The banks are dominating. State Street (STT), Citi (C), BNY Mellon (BK), Northern Trust (NTRS), Morgan Stanley (MS), and Goldman Sachs (GS) - all Leading with Strong Uptrend trend states. JPMorgan is also Leading in a Recovering Uptrend.
Morgan Stanley (MS) Chart
Tight consolidation under all-time highs.
Dragging XLF down: insurance brokers AJG and BRO, Visa and Mastercard, Blackstone and Ares, Berkshire Hathaway, and Schwab - all Lagging, most in Downtrend or Strong Downtrend trend states.
Visa (V) Chart
OIH - the rebound has structure
OIH bounced over 9% last week. The drill-down shows it wasn’t uniform.
Land-focused names are Leading. Drillers ProPetro (PUMP) and Patterson-UTI (PTEN) are in Strong Uptrend. Tenaris (TS), a tubular goods manufacturer, is also Leading with a Strong Uptrend.
Tidewater (TDW) is Leading too - TDW is an offshore marine services company, so it’s bucking the broader offshore trend.
Offshore drillers - Transocean (RIG), Valaris (VAL), Noble (NE) - are Weakening.

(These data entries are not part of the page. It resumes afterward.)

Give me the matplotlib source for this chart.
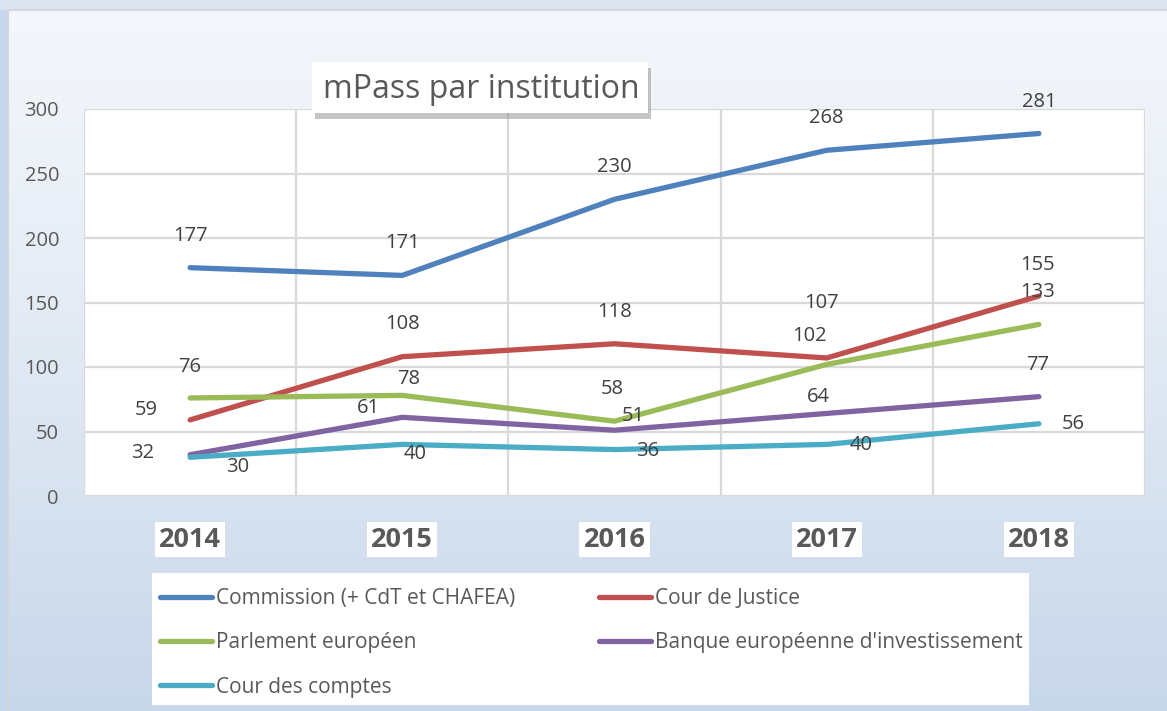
import matplotlib
matplotlib.use("Agg")
import matplotlib.pyplot as plt
import numpy as np
from matplotlib import patheffects as pe
from matplotlib.patches import Rectangle

plt.rcParams['font.family'] = ['Open Sans', 'DejaVu Sans']

years = ["2014", "2015", "2016", "2017", "2018"]
series_names = ["Commission (+ CdT et CHAFEA)", "Cour de Justice", "Parlement européen",
                "Banque européenne d'investissement", "Cour des comptes"]
commission = [177, 171, 230, 268, 281]
cour_justice = [59, 108, 118, 107, 155]
parlement = [76, 78, 58, 102, 133]
bei = [32, 61, 51, 64, 77]
cour_comptes = [30, 40, 36, 40, 56]
title = "mPass par institution"

values = [commission, cour_justice, parlement, bei, cour_comptes]
colors = ["#4F81BD", "#C0504D", "#9BBB59", "#8064A2", "#4BACC6"]
# label offsets in pixels (dx, dy)
offsets = [
    [(0, 32)] * 5,
    [(-44, 10), (0, 33), (0, 32), (-5, 55), (-1, 31)],
    [(0, 31), (6, 16), (-2, 32), (-17, 28), (-1, 32)],
    [(-47, 2), (-34, 9), (19, 14), (-8, 16), (-1, 32)],
    [(48, -10), (13, -10), (33, -1), (34, -1), (34, 0)],
]

W, H = 1167, 711
fig = plt.figure(figsize=(W / 100, H / 100), dpi=100)

def fx(px):
    return px / W

def fy(py):
    return 1 - py / H

# background gradient
bg = fig.add_axes([0, 0, 1, 1], zorder=-10)
grad = np.linspace(0, 1, 256).reshape(-1, 1)
top = np.array([0.957, 0.969, 0.984])
bot = np.array([0.784, 0.843, 0.918])
img = top + (bot - top) * grad[:, :, None] ** 1.2
bg.imshow(img, aspect='auto', extent=[0, 1, 0, 1], origin='upper')
bg.add_patch(Rectangle((0, 0), fx(8), 1, color="#c6d6ec", lw=0))
bg.add_patch(Rectangle((0, fy(10)), 1, 10 / H, color="#dce6f3", lw=0))
bg.plot([fx(8), fx(8), 1], [0, fy(10), fy(10)], color="#d4d8dd", lw=1.5)
# legend background box
bg.add_patch(Rectangle((fx(152), fy(705)), fx(1029) - fx(152), fy(573) - fy(705), color="white", lw=0))
bg.set_xlim(0, 1)
bg.set_ylim(0, 1)
bg.axis('off')

L, R, T, B = 84, 1145, 109, 496
ax = fig.add_axes([fx(L), fy(B), (R - L) / W, (B - T) / H])
ax.set_facecolor("white")
x = np.arange(len(years))
handles = []
for vals, col, name, offs in zip(values, colors, series_names, offsets):
    h, = ax.plot(x, vals, color=col, lw=3.8, solid_capstyle='round', solid_joinstyle='round',
                 label=name, zorder=3)
    handles.append(h)
    for xi, v, (dx, dy) in zip(x, vals, offs):
        ax.annotate(str(v), (xi, v), xytext=(dx, dy), textcoords='offset pixels',
                    ha='center', va='center', fontsize=14.5, color="#404040", zorder=4)

ax.set_xlim(-0.5, len(years) - 0.5)
ax.set_ylim(0, 300)
ax.set_yticks(range(0, 301, 50))
ax.set_xticks(x)
ax.set_xticks(np.arange(-0.5, len(years), 1.0), minor=True)
ax.set_xticklabels(years, fontsize=19.5, fontweight='bold', color="#595959")
for lab in ax.get_xticklabels():
    lab.set_bbox(dict(facecolor='white', edgecolor='none', pad=3))
ax.tick_params(axis='x', which='both', length=0, pad=22)
ax.tick_params(axis='y', length=0, pad=18, labelsize=14.5, labelcolor="#595959")
ax.grid(axis='y', color="#d9d9d9", lw=1.6, zorder=0)
ax.grid(axis='x', which='minor', color="#d9d9d9", lw=1.6, zorder=0)
ax.grid(axis='x', which='major', visible=False)
for s in ax.spines.values():
    s.set_visible(False)
ax.set_axisbelow(True)

order = [0, 2, 4, 1, 3]
leg = fig.legend([handles[i] for i in order], [series_names[i] for i in order],
                 loc='upper left', bbox_to_anchor=(fx(160), fy(588)), ncol=2,
                 fontsize=15, frameon=False, borderaxespad=0, borderpad=0,
                 handlelength=2.5, handletextpad=0.2, columnspacing=4.0,
                 labelspacing=1.12)
for t in leg.get_texts():
    t.set_color("#595959")
for h in leg.get_lines():
    h.set_linewidth(3.8)
    h.set_solid_capstyle('round')

# title box with shadow
tbox = Rectangle((fx(312), fy(113)), fx(648) - fx(312), fy(62) - fy(113), transform=fig.transFigure,
                 facecolor='white', edgecolor='none', zorder=9)
tbox.set_path_effects([pe.SimplePatchShadow(offset=(2, -4), shadow_rgbFace='#808080', alpha=0.45),
                       pe.Normal()])
fig.patches.append(tbox)
fig.text(fx(481), fy(89), title, ha='center', va='center', fontsize=23, color="#595959", zorder=10)

fig.savefig("out.png", dpi=100)
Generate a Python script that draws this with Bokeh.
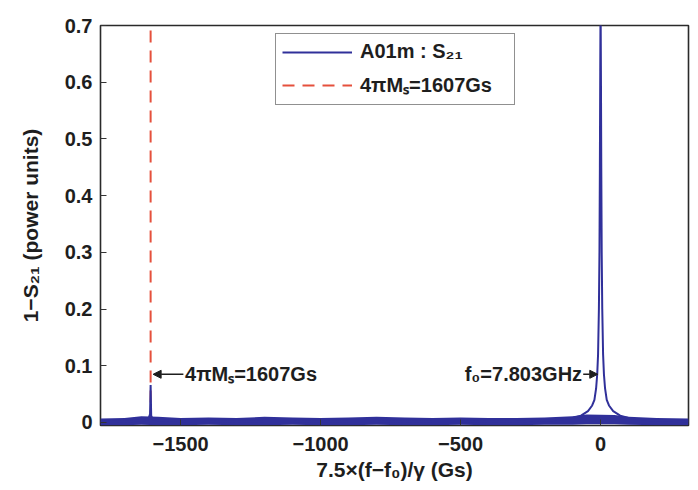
from bokeh.plotting import figure
from bokeh.models import Range1d, FixedTicker, Label, Arrow, NormalHead, Legend, LegendItem
from bokeh.embed import file_html
from bokeh.resources import INLINE

# ---- data ----
trace_x = [-1786, -1740, -1700, -1660, -1630, -1615, -1609, -1607, -1605, -1600,
           -1580, -1540, -1480, -1400, -1300, -1200, -1100, -1000, -900, -800,
           -700, -600, -500, -400, -300, -220, -150, -100, -70, -45,
           -30, -22, -16, -12, -9, -6, -4, -2.5, -1.2, 0,
           1.2, 2.5, 4, 6, 9, 12, 16, 22, 30, 45,
           70, 100, 150, 220, 314]
trace_y = [0.001, 0.002, 0.001, 0.003, 0.004, 0.006, 0.015, 0.066, 0.012, 0.006,
           0.004, 0.003, 0.002, 0.002, 0.001, 0.002, 0.002, 0.001, 0.002, 0.002,
           0.001, 0.002, 0.002, 0.001, 0.002, 0.003, 0.005, 0.008, 0.012, 0.020,
           0.030, 0.040, 0.060, 0.085, 0.120, 0.200, 0.300, 0.450, 0.620, 0.750,
           0.620, 0.450, 0.300, 0.200, 0.120, 0.085, 0.060, 0.040, 0.030, 0.020,
           0.012, 0.008, 0.005, 0.003, 0.002]

noise_x = [-1786, -1700, -1640, -1580, -1500, -1400, -1300, -1200, -1100, -1000,
           -900, -800, -700, -600, -500, -400, -300, -200, -100, -50,
           50, 100, 200, 314]
noise_hi = [0.007, 0.008, 0.011, 0.010, 0.008, 0.009, 0.008, 0.010, 0.009, 0.008,
            0.009, 0.010, 0.009, 0.008, 0.009, 0.008, 0.008, 0.009, 0.011, 0.014,
            0.013, 0.010, 0.008, 0.007]
noise_lo = [-0.005, -0.005, -0.004, -0.005, -0.005, -0.004, -0.005, -0.005, -0.004, -0.005,
            -0.005, -0.004, -0.005, -0.005, -0.004, -0.005, -0.005, -0.004, -0.004, -0.003,
            -0.003, -0.004, -0.005, -0.005]

ms_x = [-1607, -1607]
ms_y = [0.0, 0.7]

x_ticks = [-1500, -1000, -500, 0]
y_ticks = [0, 0.1, 0.2, 0.3, 0.4, 0.5, 0.6, 0.7]

series_label = "A01m : S₂₁"
ms_label = "4πMₛ=1607Gs"
f0_label = "f₀=7.803GHz"
x_title = "7.5×(f−f₀)/γ (Gs)"
y_title = "1−S₂₁ (power units)"

FONT = "Liberation Sans"
BLUE = "#30309a"
RED = "#e5503c"
INK = "#1e1e1e"

p = figure(width=698, height=490, output_backend="svg", toolbar_location=None,
           title=None,
           x_range=Range1d(-1786, 314), y_range=Range1d(-0.0053, 0.7),
           min_border_left=100, min_border_right=10, min_border_top=25, min_border_bottom=65)

p.background_fill_color = "white"
p.border_fill_color = "white"
p.outline_line_color = "#2a2a2a"
p.outline_line_width = 1.6
p.grid.visible = False

ms_r = p.line(ms_x, ms_y, line_color=RED, line_width=2, line_dash="12 8")
p.varea(x=noise_x, y1=noise_lo, y2=noise_hi, fill_color=BLUE, fill_alpha=1.0)
tr_r = p.line(trace_x, trace_y, line_color=BLUE, line_width=2)

for ax in (p.xaxis[0], p.yaxis[0]):
    ax.axis_line_color = None
    ax.major_tick_in = 6
    ax.major_tick_out = 0
    ax.minor_tick_line_color = None
    ax.major_tick_line_color = "#333333"
    ax.major_label_text_font = FONT
    ax.major_label_text_font_size = "20px"
    ax.major_label_text_font_style = "bold"
    ax.major_label_text_color = INK
    ax.axis_label_text_font = FONT
    ax.axis_label_text_font_size = "21px"
    ax.axis_label_text_font_style = "bold"
    ax.axis_label_text_color = INK

p.xaxis.ticker = FixedTicker(ticks=x_ticks)
p.yaxis.ticker = FixedTicker(ticks=y_ticks)
p.yaxis.major_label_overrides = {0: "0"}
p.xaxis.axis_label = x_title
p.yaxis.axis_label = y_title
p.xaxis.major_label_standoff = 11
p.xaxis.axis_label_standoff = 4
p.yaxis.major_label_standoff = 8
p.yaxis.axis_label_standoff = 20

legend = Legend(items=[LegendItem(label=series_label, renderers=[tr_r]),
                       LegendItem(label=ms_label, renderers=[ms_r])],
                location=(175, 320))
legend.label_text_font = FONT
legend.label_text_font_size = "20px"
legend.label_text_font_style = "bold"
legend.label_text_color = INK
legend.glyph_width = 70
legend.glyph_height = 22
legend.label_height = 22
legend.label_width = 148
legend.spacing = 8
legend.padding = 6
legend.margin = 0
legend.label_standoff = 8
legend.border_line_color = "#222222"
legend.border_line_width = 1.5
legend.background_fill_alpha = 1.0
p.add_layout(legend)

ann_y = 0.085
p.add_layout(Arrow(end=NormalHead(size=8, fill_color=INK, line_color=INK),
                   x_start=-1490, y_start=ann_y, x_end=-1598, y_end=ann_y,
                   line_color=INK, line_width=1.5))
p.add_layout(Label(x=-1484, y=ann_y, text=ms_label, text_align="left", text_baseline="middle",
                   text_font=FONT, text_font_size="20px", text_font_style="bold", text_color=INK))
p.add_layout(Arrow(end=NormalHead(size=8, fill_color=INK, line_color=INK),
                   x_start=-62, y_start=ann_y, x_end=-10, y_end=ann_y,
                   line_color=INK, line_width=1.5))
p.add_layout(Label(x=-66, y=ann_y, text=f0_label, text_align="right", text_baseline="middle",
                   text_font=FONT, text_font_size="20px", text_font_style="bold", text_color=INK))

open("out.html", "w").write(file_html(p, INLINE))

The big integrated names SLB, HAL, and Baker Hughes (BKR) are Lagging or Improving but all have Strong Uptrend trend states.
Not a single name in the 25-stock OIH universe has a Downtrend trend state.
Weatherford (WFRD) Chart
Weatherford (WFRD), a diversified oilfield services company, is also Leading with a Strong Uptrend.
TechnipFMC (FTI)
TechnipFMC (FTI), a subsea systems and technology company, is Weakening with a Strong Uptrend. Earnings April 30th though.
The ETF-level data shows the broad direction but often masks what’s happening underneath. The AI stack’s large shift from Leading to Weakening is more about a 9% benchmark week than any real deterioration. Software ‘strength’ within IGV doesn’t translate to strength against stronger benchmarks. XLF Lagging hides strength in big banks. And OIH’s bounce has structure underneath.
As always, stay open minded to all possibilities and manage risk tightly.